The photo above is of a 10-day old Moon taken a few days ago. After the darker “seas” of old lava flow, one particularly bright crater in the southern hemisphere stands out, especially with the rays that appear to emanate from it. That is Tycho, a 85km wide and 5km deep crater and one of the more “recent” ones if you consider 109 million years the not-to-distant past. The Moon is 4.5 billion years old after all… having formed just 60 million years after the solar system. On the Moon, “fresh” material have a higher albedo and hence appear brighter, whiter.
The bright rays surrounding Tycho are made of material ejected (up to 1500km away) from the impact of a 8-10km wide body.
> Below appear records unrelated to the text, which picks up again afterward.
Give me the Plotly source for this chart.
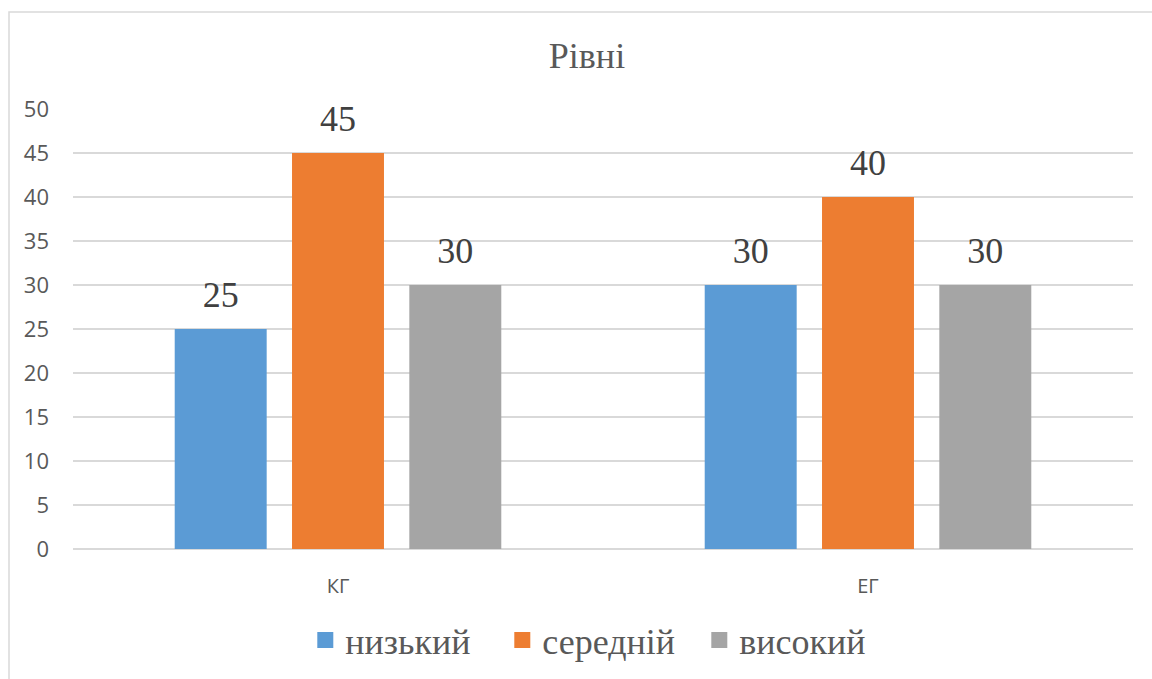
import plotly.graph_objects as go

categories = ["КГ", "ЕГ"]
series_names = ["низький", "середній", "високий"]
low = [25, 30]
mid = [45, 40]
high = [30, 30]
colors = ["#5b9bd5", "#ed7d31", "#a5a5a5"]
y_ticks = [0, 5, 10, 15, 20, 25, 30, 35, 40, 45, 50]

W, H = 1152, 679
l, r, t, b = 73, 19, 109, 130
pw = W - l - r
ph = H - t - b

fig = go.Figure()
for i, (name, vals, col) in enumerate(zip(series_names, [low, mid, high], colors)):
    # bars
    fig.add_trace(go.Bar(
        name=name, x=categories, y=vals, offsetgroup=str(i),
        marker=dict(color=col, line=dict(width=0)), showlegend=False,
    ))
    # value labels above bars (grouped scatter, aligned with bars)
    fig.add_trace(go.Scatter(
        x=categories, y=vals, offsetgroup=str(i), mode="markers+text",
        marker=dict(size=20, opacity=0, color=col),
        text=[str(v) for v in vals], textposition="top center", cliponaxis=False,
        textfont=dict(family="Liberation Serif", size=36, color="#404040"),
        showlegend=False, hoverinfo="skip",
    ))
    # legend entry with a larger square
    fig.add_trace(go.Scatter(
        x=[None], y=[None], xaxis="x2", yaxis="y2", name=name, mode="markers",
        marker=dict(symbol="square", size=19, color=col, line=dict(width=0)),
        showlegend=True,
    ))

fig.update_layout(
    width=W, height=H,
    margin=dict(l=l, r=r, t=t, b=b, autoexpand=False),
    paper_bgcolor="white", plot_bgcolor="white",
    barmode="group", bargap=0.336, bargroupgap=0.216,
    scattermode="group", scattergap=0.336,
    title=dict(text="Рівні", x=587 / W, xanchor="center", y=1 - 55 / H, yanchor="middle",
               font=dict(family="Liberation Serif", size=36, color="#595959")),
    showlegend=True,
    legend=dict(orientation="h", x=(305.3 - l) / pw, xanchor="left", y=-(640 - (t + ph)) / ph,
                yanchor="middle",
                font=dict(family="Liberation Serif", size=36, color="#595959"),
                itemsizing="trace", traceorder="normal", itemwidth=30,
                entrywidth=152, entrywidthmode="pixels"),
    xaxis=dict(showgrid=False, showline=False, ticks="", ticklabelstandoff=23,
               tickfont=dict(family="Open Sans", size=20, color="#595959")),
    yaxis=dict(range=[0, 50], tickvals=y_ticks, showgrid=True, gridcolor="#d9d9d9", gridwidth=1.5,
               zeroline=True, zerolinecolor="#d9d9d9", zerolinewidth=1.5, showline=False,
               ticks="", ticklabelstandoff=23,
               tickfont=dict(family="Open Sans", size=22, color="#595959")),
    xaxis2=dict(overlaying="x", visible=False),
    yaxis2=dict(overlaying="y", visible=False),
    shapes=[dict(type="rect", xref="paper", yref="paper",
                 x0=(9 - l) / pw, x1=1.05, y0=-0.5, y1=(ph + t - 12) / ph,
                 line=dict(color="#d9d9d9", width=1.5), fillcolor="rgba(0,0,0,0)", layer="below")],
)

fig.write_html("out.html", config={"displayModeBar": False},
               post_script="document.body.style.margin='0';document.body.style.overflow='hidden';")
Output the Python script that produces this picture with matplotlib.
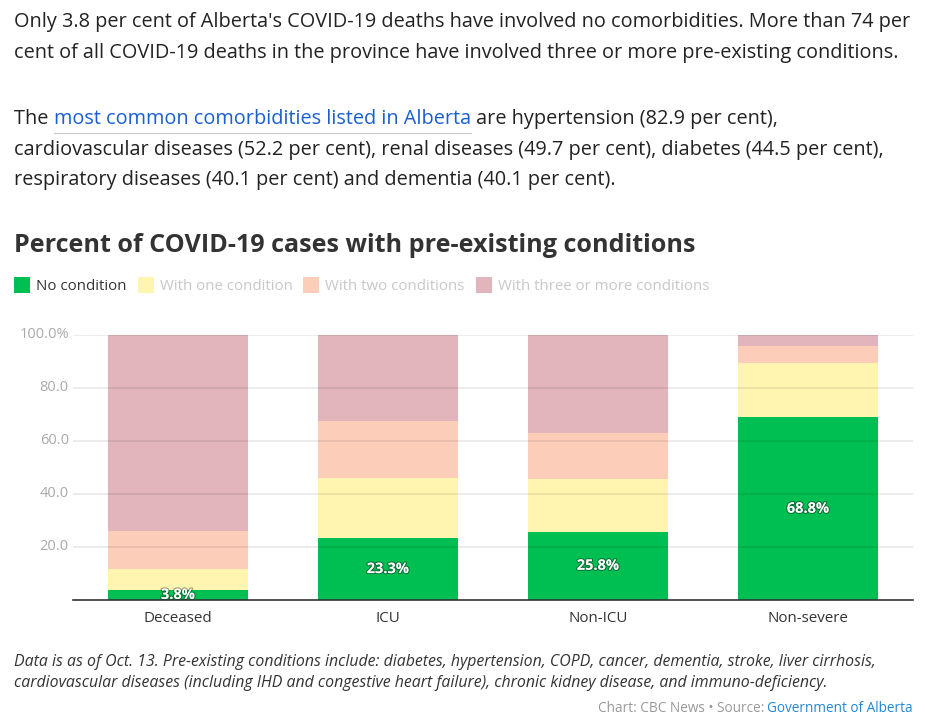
import matplotlib
matplotlib.use("Agg")
import matplotlib.pyplot as plt
import matplotlib.patheffects as pe
import numpy as np

plt.rcParams["font.family"] = ["Open Sans", "DejaVu Sans"]

# data (percent of cases)
categories = ["Deceased", "ICU", "Non-ICU", "Non-severe"]
no_condition = [3.8, 23.3, 25.8, 68.8]
one_condition = [7.9, 22.7, 19.8, 20.5]
two_conditions = [14.3, 21.5, 17.3, 6.4]
three_plus = [74.0, 32.5, 37.1, 4.3]

series_names = ["No condition", "With one condition", "With two conditions",
                "With three or more conditions"]
series_colors = ["#00bf52", "#fff5b0", "#fccdb9", "#e1b5bb"]
yticks = [20, 40, 60, 80, 100]
ytick_labels = ["20.0", "40.0", "60.0", "80.0", "100.0%"]

W, H = 925, 724
fig = plt.figure(figsize=(W / 100, H / 100), dpi=100)
bg = fig.add_axes([0, 0, 1, 1])
bg.set_xlim(0, W)
bg.set_ylim(H, 0)
bg.axis("off")

TXT = "#222222"
LINK = "#1a5fd0"
FS = 14.35

# intro paragraphs
body = dict(fontsize=FS, color=TXT, va="center", ha="left")
bg.text(14, 22, "Only 3.8 per cent of Alberta's COVID-19 deaths have involved no comorbidities. "
        "More than 74 per", **body)
bg.text(14, 53, "cent of all COVID-19 deaths in the province have involved three or more "
        "pre-existing conditions.", **body)

t_the = bg.text(14, 119, "The ", **body)
t_link = bg.annotate("most common comorbidities listed in Alberta", xy=(1, 0.5),
                     xycoords=t_the, va="center", ha="left", fontsize=FS, color=LINK)
bg.annotate(" are hypertension (82.9 per cent),", xy=(1, 0.5), xycoords=t_link,
            va="center", ha="left", fontsize=FS, color=TXT)
bg.text(14, 150, "cardiovascular diseases (52.2 per cent), renal diseases (49.7 per cent), "
        "diabetes (44.5 per cent),", **body)
bg.text(14, 180, "respiratory diseases (40.1 per cent) and dementia (40.1 per cent).", **body)

# chart title
bg.text(14, 245.5, "Percent of COVID-19 cases with pre-existing conditions",
        fontsize=18.1, fontweight="bold", color="#333333", va="center", ha="left")

# legend (only the first entry is active, the rest appear greyed out)
x0 = 14
for i, (name, col) in enumerate(zip(series_names, series_colors)):
    tcol = "#333333" if i == 0 else "#c8c8c8"
    bg.add_patch(plt.Rectangle((x0, 277), 16, 16, color=col, lw=0))
    t = bg.text(x0 + 22, 286, name, fontsize=10.8, color=tcol, va="center", ha="left")
    fig.canvas.draw()
    bb = t.get_window_extent()
    x0 = bb.x1 + 11

# footnotes
note = dict(fontsize=11.4, color="#333333", style="italic", va="center", ha="left")
bg.text(14, 662, "Data is as of Oct. 13. Pre-existing conditions include: diabetes, hypertension, "
        "COPD, cancer, dementia, stroke, liver cirrhosis,", **note)
bg.text(14, 683, "cardiovascular diseases (including IHD and congestive heart failure), "
        "chronic kidney disease, and immuno-deficiency.", **note)
t_src = bg.text(913, 708, "Government of Alberta", fontsize=9.8, color="#2187d6",
                va="center", ha="right")
bg.annotate("Chart: CBC News \u2022 Source: ", xy=(0, 0.5), xycoords=t_src,
            va="center", ha="right", fontsize=9.8, color="#999999")

# main chart axes
ax = fig.add_axes([73 / W, 1 - 600 / H, 840 / W, (600 - 334.7) / H])
x = np.arange(len(categories))
bottom = np.zeros(len(categories))
for vals, col in zip([no_condition, one_condition, two_conditions, three_plus], series_colors):
    ax.bar(x, vals, width=0.67, bottom=bottom, color=col, lw=0, zorder=2)
    bottom += np.array(vals)

for xi, v in zip(x, no_condition):
    ax.text(xi, v / 2, f"{v}%", ha="center", va="center", color="white",
            fontsize=10.5, fontweight="bold", zorder=4,
            path_effects=[pe.withStroke(linewidth=1.6, foreground="#00000060")])

ax.set_xlim(-0.5, len(categories) - 0.5)
ax.set_ylim(0, 100)
ax.set_yticks(yticks)
ax.set_yticklabels(ytick_labels)
ax.set_xticks(x)
ax.set_xticklabels(categories)
for yt in yticks:
    ax.axhline(yt, color="#000000", alpha=0.09, lw=1.2, zorder=3)

for s in ["top", "right", "left"]:
    ax.spines[s].set_visible(False)
ax.spines["bottom"].set_color("#333333")
ax.spines["bottom"].set_linewidth(1.2)
ax.spines["bottom"].set_zorder(5)
ax.tick_params(axis="y", length=0, labelsize=10.5, labelcolor="#aaaaaa", pad=3)
ax.tick_params(axis="x", length=0, labelsize=10.9, labelcolor="#333333", pad=8)
for lab in ax.get_yticklabels():
    lab.set_verticalalignment("center")

# underline the link text
fig.canvas.draw()
bb = t_link.get_window_extent()
inv = bg.transData.inverted()
(ux0, uy), (ux1, _) = inv.transform([(bb.x0, bb.y0), (bb.x1, bb.y0)])
bg.plot([ux0, ux1], [132.5, 132.5], color="#c8c8c8", lw=0.8)

fig.savefig("out.png", dpi=100)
In time these rays will disappear as the Moon continues to be bombarded by micro meteorites, which stirs the material on the surface. The rays are more present on the eastern side, as would be expected from a oblique impact.
Tycho is names after the Danish astronomer Tycho Brahe.
The Surveyor 7 space craft landed about 25km north of the crater on January 10, 1968.
Ever wondered how mosaic space photos were done before the invention of powerful software algorithm to stitch them together? Take a look at the series of Surveyor 7 mosaic photos. Someone had to painfully print each photo and lay them on a grid in a specific pattern matching optical field and geometry.